'''

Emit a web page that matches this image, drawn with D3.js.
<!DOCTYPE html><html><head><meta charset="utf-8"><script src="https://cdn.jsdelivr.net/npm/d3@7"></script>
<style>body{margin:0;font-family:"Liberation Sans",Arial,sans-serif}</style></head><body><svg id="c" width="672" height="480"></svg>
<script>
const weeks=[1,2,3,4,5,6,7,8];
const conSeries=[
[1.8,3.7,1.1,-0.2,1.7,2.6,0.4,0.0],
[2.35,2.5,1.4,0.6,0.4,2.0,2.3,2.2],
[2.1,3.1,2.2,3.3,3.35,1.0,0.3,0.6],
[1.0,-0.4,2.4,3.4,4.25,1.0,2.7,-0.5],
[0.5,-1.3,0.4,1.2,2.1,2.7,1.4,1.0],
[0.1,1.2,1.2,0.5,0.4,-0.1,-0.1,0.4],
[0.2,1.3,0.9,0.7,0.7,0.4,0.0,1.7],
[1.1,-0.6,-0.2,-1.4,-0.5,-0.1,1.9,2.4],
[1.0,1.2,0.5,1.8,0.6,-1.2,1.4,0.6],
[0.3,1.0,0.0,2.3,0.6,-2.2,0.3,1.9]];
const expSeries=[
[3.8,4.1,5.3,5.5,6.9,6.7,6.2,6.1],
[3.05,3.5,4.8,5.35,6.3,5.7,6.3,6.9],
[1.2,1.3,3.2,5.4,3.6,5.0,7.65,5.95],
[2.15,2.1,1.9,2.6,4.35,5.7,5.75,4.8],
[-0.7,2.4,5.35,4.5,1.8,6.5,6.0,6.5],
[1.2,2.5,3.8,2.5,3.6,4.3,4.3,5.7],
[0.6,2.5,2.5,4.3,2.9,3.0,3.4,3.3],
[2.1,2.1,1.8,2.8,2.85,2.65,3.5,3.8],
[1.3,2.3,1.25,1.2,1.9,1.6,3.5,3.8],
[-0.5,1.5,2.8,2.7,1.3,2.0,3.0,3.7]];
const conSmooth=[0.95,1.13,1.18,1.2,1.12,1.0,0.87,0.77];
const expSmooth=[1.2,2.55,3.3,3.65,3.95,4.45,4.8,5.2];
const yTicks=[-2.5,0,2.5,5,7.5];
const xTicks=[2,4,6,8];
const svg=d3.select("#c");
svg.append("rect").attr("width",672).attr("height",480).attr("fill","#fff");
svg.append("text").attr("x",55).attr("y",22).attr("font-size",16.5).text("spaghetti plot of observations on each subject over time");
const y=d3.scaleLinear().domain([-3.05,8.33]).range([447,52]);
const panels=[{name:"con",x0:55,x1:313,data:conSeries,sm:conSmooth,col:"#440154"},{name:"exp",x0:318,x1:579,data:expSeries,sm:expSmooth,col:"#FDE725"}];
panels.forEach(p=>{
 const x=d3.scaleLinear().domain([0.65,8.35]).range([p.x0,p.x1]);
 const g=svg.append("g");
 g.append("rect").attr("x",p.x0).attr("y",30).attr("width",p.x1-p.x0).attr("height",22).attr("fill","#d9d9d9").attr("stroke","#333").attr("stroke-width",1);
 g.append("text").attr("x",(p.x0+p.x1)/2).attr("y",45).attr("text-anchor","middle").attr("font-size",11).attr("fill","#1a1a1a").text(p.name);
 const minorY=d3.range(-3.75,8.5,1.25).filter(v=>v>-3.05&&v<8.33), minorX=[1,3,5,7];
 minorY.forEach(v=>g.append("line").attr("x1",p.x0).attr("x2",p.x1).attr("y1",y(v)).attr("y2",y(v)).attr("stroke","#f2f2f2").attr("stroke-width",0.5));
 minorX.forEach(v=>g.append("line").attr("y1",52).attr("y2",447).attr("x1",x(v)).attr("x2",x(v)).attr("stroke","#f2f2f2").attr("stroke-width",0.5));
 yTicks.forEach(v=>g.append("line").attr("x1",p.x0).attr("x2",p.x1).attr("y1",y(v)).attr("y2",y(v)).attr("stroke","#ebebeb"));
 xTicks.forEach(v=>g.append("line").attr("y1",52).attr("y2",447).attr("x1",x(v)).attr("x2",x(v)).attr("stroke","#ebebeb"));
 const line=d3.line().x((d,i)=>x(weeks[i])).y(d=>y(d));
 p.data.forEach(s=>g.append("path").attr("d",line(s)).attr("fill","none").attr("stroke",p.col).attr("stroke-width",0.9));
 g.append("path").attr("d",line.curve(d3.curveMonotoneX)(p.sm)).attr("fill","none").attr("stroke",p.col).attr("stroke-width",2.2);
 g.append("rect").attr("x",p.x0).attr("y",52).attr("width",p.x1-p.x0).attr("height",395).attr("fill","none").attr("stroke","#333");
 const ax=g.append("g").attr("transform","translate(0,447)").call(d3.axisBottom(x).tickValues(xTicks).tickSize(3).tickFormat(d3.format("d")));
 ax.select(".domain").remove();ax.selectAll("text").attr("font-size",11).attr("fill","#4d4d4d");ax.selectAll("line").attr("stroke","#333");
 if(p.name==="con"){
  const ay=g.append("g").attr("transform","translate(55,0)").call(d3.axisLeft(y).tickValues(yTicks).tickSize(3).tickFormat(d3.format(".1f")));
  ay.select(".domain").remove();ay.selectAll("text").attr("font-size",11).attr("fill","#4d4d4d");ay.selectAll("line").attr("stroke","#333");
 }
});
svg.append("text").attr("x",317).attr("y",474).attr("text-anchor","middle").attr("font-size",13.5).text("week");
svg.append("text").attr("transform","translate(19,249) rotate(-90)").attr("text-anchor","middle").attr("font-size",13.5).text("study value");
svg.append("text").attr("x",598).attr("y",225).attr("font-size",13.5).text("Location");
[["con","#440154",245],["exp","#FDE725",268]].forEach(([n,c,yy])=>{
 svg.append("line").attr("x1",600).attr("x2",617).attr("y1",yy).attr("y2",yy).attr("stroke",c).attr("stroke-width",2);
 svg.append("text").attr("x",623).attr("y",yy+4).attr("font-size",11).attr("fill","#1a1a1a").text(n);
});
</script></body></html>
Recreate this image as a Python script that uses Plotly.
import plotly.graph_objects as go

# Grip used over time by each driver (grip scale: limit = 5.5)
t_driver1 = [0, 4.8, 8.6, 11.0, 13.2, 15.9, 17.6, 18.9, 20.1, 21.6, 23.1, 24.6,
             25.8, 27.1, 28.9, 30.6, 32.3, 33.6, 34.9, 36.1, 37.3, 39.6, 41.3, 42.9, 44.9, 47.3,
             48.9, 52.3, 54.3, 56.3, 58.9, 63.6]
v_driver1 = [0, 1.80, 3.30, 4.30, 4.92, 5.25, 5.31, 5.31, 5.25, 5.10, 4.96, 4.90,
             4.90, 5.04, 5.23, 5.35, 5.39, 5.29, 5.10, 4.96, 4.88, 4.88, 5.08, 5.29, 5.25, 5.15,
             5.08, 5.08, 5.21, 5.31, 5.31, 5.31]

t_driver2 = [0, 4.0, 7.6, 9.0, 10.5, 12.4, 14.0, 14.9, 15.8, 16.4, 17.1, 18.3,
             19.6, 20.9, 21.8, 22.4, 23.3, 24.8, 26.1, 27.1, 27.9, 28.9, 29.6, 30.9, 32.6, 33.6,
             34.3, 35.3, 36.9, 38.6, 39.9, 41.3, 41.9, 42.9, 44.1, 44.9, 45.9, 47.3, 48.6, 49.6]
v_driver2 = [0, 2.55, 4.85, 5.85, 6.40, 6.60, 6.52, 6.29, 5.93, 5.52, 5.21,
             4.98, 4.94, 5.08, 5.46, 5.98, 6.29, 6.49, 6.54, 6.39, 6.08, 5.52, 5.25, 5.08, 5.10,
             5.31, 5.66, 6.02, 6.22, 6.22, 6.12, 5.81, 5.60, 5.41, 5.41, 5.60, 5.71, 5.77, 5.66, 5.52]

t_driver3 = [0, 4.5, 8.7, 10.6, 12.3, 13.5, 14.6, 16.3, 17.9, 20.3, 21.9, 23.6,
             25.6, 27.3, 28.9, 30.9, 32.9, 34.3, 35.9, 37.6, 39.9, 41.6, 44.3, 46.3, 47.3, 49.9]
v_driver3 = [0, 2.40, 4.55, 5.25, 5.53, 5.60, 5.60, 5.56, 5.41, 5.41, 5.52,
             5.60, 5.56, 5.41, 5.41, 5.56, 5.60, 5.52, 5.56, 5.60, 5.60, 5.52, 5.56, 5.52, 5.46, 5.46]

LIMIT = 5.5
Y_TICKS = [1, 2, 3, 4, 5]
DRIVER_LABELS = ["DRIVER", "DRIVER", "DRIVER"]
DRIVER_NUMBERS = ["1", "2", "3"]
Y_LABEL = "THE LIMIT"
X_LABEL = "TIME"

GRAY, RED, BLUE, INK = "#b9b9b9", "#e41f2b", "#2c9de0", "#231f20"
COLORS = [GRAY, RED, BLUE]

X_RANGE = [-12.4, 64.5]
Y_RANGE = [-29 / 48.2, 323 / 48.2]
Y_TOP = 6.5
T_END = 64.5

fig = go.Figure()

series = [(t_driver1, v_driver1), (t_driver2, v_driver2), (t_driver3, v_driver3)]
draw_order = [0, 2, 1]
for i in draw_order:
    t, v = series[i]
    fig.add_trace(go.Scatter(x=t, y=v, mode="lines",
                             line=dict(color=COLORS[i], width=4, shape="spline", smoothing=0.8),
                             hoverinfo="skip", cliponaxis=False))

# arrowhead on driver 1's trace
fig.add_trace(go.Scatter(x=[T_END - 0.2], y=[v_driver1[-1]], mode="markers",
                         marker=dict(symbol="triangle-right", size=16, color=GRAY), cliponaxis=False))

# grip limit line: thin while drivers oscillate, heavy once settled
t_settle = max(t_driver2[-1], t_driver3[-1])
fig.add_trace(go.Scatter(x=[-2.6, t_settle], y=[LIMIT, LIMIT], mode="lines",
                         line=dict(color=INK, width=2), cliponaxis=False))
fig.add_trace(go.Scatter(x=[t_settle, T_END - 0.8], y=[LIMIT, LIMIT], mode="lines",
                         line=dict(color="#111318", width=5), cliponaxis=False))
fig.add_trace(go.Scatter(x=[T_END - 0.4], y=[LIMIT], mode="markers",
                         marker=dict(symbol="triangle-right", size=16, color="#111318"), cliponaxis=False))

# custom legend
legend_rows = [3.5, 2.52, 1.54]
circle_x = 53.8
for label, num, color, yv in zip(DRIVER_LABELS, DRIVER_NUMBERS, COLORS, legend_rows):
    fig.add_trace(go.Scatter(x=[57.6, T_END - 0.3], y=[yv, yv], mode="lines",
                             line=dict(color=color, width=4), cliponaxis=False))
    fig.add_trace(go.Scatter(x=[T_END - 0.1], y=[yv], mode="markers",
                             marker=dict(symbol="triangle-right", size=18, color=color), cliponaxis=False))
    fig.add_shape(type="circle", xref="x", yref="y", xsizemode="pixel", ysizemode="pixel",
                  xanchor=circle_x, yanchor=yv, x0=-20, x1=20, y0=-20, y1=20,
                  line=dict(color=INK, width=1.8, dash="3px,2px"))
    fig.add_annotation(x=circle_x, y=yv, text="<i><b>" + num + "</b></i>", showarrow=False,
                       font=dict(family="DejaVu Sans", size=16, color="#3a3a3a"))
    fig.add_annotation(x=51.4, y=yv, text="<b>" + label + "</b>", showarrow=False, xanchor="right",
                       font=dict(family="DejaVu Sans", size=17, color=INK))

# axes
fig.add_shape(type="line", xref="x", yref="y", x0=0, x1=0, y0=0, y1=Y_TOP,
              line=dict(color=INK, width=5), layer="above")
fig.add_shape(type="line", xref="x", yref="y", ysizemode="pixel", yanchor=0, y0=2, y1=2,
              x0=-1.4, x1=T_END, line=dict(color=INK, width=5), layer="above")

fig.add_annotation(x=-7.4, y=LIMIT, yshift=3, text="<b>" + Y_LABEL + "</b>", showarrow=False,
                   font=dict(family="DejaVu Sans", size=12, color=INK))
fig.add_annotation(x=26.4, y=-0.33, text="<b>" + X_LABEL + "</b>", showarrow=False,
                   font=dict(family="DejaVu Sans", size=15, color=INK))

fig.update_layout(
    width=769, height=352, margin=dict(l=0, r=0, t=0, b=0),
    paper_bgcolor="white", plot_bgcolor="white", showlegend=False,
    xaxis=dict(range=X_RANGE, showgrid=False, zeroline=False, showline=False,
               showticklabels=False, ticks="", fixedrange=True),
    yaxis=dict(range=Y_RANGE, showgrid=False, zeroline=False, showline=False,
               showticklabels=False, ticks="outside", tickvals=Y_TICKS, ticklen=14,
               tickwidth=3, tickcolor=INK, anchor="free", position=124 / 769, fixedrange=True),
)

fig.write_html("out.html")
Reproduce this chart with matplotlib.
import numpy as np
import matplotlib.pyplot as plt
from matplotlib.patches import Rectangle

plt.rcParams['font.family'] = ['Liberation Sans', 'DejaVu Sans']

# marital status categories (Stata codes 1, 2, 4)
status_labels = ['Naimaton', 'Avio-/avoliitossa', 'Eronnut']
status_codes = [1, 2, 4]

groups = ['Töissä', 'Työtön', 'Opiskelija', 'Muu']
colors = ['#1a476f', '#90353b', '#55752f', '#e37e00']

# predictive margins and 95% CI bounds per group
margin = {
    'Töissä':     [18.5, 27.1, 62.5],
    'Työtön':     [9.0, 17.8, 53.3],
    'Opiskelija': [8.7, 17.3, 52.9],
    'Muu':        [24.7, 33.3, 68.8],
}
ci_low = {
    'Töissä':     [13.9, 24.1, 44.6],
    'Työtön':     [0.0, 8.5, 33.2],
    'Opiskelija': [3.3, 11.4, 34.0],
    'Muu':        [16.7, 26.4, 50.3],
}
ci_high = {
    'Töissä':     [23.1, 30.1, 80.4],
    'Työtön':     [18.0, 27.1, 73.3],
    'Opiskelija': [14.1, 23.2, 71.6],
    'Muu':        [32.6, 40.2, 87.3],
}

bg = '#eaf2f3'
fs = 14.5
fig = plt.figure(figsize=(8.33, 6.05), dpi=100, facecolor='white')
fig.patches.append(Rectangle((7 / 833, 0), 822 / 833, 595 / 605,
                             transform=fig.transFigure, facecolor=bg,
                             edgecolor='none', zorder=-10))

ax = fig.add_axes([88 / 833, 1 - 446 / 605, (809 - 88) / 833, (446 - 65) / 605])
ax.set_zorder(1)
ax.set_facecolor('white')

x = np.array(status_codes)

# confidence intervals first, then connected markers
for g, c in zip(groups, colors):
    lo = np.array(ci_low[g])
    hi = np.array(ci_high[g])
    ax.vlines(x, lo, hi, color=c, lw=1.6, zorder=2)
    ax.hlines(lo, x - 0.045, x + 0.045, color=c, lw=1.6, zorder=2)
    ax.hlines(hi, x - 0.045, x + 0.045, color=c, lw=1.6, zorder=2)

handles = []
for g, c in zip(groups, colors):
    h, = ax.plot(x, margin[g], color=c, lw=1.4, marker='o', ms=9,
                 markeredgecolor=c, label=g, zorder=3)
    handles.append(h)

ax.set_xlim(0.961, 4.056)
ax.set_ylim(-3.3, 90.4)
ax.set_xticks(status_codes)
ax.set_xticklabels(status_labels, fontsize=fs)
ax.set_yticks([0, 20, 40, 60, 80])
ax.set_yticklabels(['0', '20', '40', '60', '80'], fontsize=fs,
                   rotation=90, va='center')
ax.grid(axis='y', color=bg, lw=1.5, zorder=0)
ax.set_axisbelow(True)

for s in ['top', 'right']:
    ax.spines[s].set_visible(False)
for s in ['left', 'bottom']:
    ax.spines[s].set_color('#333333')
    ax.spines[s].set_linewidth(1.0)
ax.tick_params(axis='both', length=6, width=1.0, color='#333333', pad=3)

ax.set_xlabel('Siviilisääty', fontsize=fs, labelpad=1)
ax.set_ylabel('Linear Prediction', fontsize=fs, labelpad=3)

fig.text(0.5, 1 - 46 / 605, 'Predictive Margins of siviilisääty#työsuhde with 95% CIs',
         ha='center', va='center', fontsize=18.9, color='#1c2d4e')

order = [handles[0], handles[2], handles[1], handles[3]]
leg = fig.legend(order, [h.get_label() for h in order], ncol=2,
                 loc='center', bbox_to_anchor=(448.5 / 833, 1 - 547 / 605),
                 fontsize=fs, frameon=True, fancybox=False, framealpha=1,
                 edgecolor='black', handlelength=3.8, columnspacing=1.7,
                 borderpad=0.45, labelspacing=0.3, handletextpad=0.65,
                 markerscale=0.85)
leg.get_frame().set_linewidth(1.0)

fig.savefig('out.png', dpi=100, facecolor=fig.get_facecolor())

'''

- _PROBLEM DESCRIPTION_: Please return, exactly as they appear, the lines starting at the one that contains "Reproduce this chart with matplotlib." and ending at the one that contains "colors = ['#1a476f', '#90353b', '#55752f', '#e37e00']".

- _EXPECTED ANSWER_:
Reproduce this chart with matplotlib.
import numpy as np
import matplotlib.pyplot as plt
from matplotlib.patches import Rectangle

plt.rcParams['font.family'] = ['Liberation Sans', 'DejaVu Sans']

# marital status categories (Stata codes 1, 2, 4)
status_labels = ['Naimaton', 'Avio-/avoliitossa', 'Eronnut']
status_codes = [1, 2, 4]

groups = ['Töissä', 'Työtön', 'Opiskelija', 'Muu']
colors = ['#1a476f', '#90353b', '#55752f', '#e37e00']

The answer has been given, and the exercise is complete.